Wednesday, May 7, 2014

A MOTHER'S DAY POST: Lifting up my Child

I had thought about posting a Mother’s Day blog post for a while, but had no idea what to post exactly, and wasn’t sure if my heart was really in it. Then something happened the other day when I was dropping off my son at Mother’s Day Out.

We always arrive a little bit early to Mother’s Day Out, while the teachers are having their morning meeting, so I can sit with Buddy, and reassure him that God is with him throughout the day, that he’ll have so much fun, etc. Another mother and her daughter are always early too, and we talk occasionally, but typically it’s just the standard let’s politely laugh and tell the other mom how cute their child is deal going on, not really making much eye contact with one another, awkward thing. Well this woman’s daughter is such a talker. She always runs around adventurously, saying whatever is on her mind and in perfectly understandable non-babble sentences, mind you. She looked at Buddy and asked her mom “ Is he a baby??” She asked this because Buddy doesn’t talk. He is very shy in public, as well as having a major speech delay. He cannot communicate with the others in his class as they can, which to a three year old makes him seem like a baby. My first reactions were to be very hurt, and so thankful that Buddy didn’t quite comprehend this. I was angry at this very innocent comment by a three year old. But what was my response? “Noooo, he acts like a baby sometimes though”. WHAT? Why the heck did I say this? Did he hear this and did it hurt him? On my way home I cried because of something that was said about my child that could hurt him, and that I-his mother- said something that could potentially hurt him as well.

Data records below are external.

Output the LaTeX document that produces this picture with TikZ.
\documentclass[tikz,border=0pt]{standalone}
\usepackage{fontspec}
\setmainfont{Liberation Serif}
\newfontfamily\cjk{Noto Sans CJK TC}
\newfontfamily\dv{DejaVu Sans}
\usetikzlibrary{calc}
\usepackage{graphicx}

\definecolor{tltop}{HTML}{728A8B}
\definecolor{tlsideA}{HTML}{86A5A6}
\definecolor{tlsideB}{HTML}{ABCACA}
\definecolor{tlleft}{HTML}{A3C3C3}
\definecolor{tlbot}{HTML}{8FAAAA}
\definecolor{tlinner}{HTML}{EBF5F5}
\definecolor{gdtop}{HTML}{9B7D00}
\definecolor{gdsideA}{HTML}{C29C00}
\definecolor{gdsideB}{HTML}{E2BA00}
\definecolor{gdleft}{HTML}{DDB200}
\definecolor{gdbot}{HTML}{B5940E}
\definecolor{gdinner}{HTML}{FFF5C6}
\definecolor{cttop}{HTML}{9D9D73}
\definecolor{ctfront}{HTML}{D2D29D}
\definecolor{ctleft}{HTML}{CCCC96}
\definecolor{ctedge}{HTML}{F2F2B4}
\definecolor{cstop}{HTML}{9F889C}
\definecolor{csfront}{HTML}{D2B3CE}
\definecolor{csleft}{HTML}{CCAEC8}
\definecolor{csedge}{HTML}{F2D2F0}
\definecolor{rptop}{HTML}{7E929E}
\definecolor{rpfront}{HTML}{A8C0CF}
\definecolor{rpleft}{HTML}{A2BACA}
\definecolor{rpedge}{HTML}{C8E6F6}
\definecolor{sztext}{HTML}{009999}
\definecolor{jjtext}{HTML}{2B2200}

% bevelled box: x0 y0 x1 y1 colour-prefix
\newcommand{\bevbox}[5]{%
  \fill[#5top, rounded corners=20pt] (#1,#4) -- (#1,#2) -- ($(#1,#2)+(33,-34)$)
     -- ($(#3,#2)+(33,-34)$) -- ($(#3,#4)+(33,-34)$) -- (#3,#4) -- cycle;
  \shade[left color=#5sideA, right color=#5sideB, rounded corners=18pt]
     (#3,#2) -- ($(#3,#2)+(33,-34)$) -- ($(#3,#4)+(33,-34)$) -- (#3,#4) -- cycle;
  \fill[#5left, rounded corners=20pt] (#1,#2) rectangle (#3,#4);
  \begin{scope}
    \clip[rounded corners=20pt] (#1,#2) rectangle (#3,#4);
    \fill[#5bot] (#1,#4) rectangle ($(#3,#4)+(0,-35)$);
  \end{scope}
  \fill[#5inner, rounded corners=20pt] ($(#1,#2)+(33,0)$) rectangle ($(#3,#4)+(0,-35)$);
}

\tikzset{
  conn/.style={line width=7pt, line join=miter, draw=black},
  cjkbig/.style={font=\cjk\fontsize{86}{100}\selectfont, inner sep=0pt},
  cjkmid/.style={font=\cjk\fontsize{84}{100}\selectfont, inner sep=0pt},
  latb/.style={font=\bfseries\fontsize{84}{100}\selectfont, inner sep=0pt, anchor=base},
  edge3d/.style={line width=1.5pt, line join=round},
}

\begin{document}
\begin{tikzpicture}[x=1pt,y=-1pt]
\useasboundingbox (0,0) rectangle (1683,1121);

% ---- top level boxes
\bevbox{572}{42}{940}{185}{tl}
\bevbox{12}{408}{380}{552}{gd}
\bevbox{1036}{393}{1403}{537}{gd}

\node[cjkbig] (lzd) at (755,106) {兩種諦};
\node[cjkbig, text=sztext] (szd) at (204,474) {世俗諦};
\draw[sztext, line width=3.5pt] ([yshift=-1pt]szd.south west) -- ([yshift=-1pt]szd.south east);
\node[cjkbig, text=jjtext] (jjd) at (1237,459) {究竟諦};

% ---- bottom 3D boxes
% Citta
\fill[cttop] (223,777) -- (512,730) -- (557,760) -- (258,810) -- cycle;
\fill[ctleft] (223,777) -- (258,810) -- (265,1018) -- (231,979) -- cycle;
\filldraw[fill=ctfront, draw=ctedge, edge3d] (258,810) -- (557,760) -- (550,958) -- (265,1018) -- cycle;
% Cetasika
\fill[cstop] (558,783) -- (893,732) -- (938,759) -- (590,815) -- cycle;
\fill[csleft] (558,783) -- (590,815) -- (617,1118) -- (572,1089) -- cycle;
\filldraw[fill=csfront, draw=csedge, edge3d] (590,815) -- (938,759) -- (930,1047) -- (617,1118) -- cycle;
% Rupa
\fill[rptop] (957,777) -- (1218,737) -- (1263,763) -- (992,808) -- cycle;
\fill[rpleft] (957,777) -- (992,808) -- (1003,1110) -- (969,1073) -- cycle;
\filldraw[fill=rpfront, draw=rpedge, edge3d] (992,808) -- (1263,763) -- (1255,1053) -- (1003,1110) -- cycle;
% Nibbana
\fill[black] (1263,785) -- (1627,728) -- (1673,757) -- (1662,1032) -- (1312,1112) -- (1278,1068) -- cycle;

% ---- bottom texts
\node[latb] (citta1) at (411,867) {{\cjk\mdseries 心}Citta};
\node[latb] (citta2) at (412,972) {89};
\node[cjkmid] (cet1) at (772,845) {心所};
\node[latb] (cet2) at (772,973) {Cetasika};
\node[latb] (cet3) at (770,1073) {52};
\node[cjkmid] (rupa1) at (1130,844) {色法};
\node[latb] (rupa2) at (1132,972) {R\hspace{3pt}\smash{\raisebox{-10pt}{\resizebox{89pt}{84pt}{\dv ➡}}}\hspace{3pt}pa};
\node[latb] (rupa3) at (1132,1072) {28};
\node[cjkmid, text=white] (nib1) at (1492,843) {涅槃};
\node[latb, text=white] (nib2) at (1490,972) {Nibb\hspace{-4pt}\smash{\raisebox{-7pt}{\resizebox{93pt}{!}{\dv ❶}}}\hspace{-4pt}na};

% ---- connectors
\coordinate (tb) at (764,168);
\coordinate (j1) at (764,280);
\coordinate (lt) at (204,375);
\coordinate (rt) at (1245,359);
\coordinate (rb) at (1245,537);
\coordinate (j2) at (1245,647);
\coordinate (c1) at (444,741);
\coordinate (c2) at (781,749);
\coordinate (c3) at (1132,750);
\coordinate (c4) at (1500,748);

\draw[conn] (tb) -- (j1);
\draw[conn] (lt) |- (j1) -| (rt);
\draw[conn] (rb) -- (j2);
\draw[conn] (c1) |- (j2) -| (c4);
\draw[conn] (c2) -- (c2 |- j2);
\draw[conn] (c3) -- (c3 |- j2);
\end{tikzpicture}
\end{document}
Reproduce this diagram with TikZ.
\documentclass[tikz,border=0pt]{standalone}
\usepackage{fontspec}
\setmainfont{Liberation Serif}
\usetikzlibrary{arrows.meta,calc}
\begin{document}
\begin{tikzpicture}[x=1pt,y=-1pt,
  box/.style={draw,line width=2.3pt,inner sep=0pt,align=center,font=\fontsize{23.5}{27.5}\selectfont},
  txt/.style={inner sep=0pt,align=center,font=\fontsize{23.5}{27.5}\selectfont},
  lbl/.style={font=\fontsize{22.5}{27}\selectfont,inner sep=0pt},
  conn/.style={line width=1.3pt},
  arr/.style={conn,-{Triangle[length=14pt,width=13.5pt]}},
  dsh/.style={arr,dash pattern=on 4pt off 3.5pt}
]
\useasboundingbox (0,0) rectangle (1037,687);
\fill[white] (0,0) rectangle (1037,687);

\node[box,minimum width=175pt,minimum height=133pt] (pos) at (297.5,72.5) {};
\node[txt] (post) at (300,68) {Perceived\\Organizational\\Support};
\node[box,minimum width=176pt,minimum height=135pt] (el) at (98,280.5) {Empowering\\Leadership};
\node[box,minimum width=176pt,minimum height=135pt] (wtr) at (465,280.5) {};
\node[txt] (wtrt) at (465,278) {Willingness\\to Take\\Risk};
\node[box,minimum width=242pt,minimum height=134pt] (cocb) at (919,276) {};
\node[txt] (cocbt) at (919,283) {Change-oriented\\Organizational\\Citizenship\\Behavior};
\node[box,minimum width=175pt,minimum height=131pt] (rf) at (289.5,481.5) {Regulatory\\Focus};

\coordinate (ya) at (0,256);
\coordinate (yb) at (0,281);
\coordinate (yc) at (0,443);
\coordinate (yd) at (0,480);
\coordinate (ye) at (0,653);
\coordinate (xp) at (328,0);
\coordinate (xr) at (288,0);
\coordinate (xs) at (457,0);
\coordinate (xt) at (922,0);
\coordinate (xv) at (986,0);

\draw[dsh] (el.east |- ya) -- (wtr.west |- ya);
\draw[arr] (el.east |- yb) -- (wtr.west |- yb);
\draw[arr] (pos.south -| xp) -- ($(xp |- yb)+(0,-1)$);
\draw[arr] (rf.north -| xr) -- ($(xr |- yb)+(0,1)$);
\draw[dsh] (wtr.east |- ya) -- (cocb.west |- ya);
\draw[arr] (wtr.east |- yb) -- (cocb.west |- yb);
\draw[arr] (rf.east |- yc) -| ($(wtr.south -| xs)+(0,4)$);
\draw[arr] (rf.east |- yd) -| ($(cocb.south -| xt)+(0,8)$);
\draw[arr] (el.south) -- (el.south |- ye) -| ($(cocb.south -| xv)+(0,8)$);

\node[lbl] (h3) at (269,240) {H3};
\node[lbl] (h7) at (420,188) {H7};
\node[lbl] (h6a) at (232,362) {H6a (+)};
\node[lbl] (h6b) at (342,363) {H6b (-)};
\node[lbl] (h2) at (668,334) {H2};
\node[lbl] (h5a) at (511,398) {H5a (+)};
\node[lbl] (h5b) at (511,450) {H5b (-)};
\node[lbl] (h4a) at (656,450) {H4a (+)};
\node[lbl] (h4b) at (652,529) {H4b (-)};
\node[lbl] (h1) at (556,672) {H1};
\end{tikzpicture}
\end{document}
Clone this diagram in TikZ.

You might be thinking, why is she so upset she said that, she just said he acts like a baby? This was just a quick comment, something that seems so insignificant, and Buddy probably didn’t even comprehend what I was saying, but what if he did? How many other things have I said to him that I think are just silly little comments that have hurt him? And how many more things in the future will I say that will affect his self-esteem? I feel like our culture now is not wanting to brag on our children too much, so it’s funny for moms in conversation to say “what a weirdo” or “he’s not the sharpest tool in the shed” in front of friends or family members. We know we are joking, and most of the time, our kids probably know we are too, but what happens when our “joking filter” lets out other things that aren’t uplifting to our children? I know you’ve all heard that quote: the way you speak to your children will become their inner voices. I don’t know about y’all, but that speaks volumes to me.
The words we choose to say about our children and around our children can either bless them greatly or be quite damaging; those words will become an inner voice of confidence or an inner voice of low self-esteem.

So how are we to stop this pattern of talking down to our children or saying things that could negatively impact them?

Realize That Our Children are Rewards and Gifts from the Lord
Psalm 127:3 says that children are rewards and gifts from the Lord. They are gifts from our Father! Gift-implying that we have done nothing to deserve them. We, of course all believe that our children are just perfect, but how often do we show them through our words that we believe they are fearfully and wonderfully made? Only when we are pleased with them? Only when they are being cute or funny? It should come out even when we are disciplining them or frustrated with them. Being fully conscious that our children are gifts, given to us by the grace of God, who has entrusted us with them, puts it all into a whole new perspective. Buddy is a precious gift to me, and therefore I need to cherish him in every waking moment, showing him nothing but constant affection as my Father has shown to me.

It Starts With Us
I always say how much I “hate” a song, or “hate” that certain kind of food. My child will grow up saying he hates everything. It starts with us, moms. It starts with understanding that whatever comes out of our mouths is born in our hearts. And God’s Word says in Ephesians 4:29 that what we say shouldn’t be any unwholesome talk, but only what is helpful for building up others according to their needs. Our children need to be built up by our words. We worry so much about how others will tear them down, that we don’t think about how much of an impact our little comments could hurt them. This has been a tough tough lesson for me. I should have kind things to say in every situation, because that should be the attitude of my heart. But sometimes I’m an impatient and tired mother who doesn’t stop to think that my corrupt talk has such an impact on my child. And that what my child learns from me, will be not only how he talks to himself, but treats others.

I want my child to love himself. I want my child to respect himself. I want my child to respect others. I want to change the attitude of my heart so that no corrupt words come from my mouth, but words that lift up my sweet Buddy.

Lord, let me see the blessing my child is every day, that he is a gift from you. Give me a kind disposition and to learn to love kindness. Grant me the strength it takes to resist any corrupt talk, or anything negative that could hurt my child’s self-esteem.  Give me the wisdom it takes to teach my child your Word.

Let’s be mothers who train our hearts to focus on the goodness in all situations, in others, and most of all in our children.

Let’s be mothers that speak kind words that will only benefit others around us to be examples for our children, that they will grow up with a healthy sense of self.

Let’s be mother’s that love our children with the love that our Father has graciously shown us.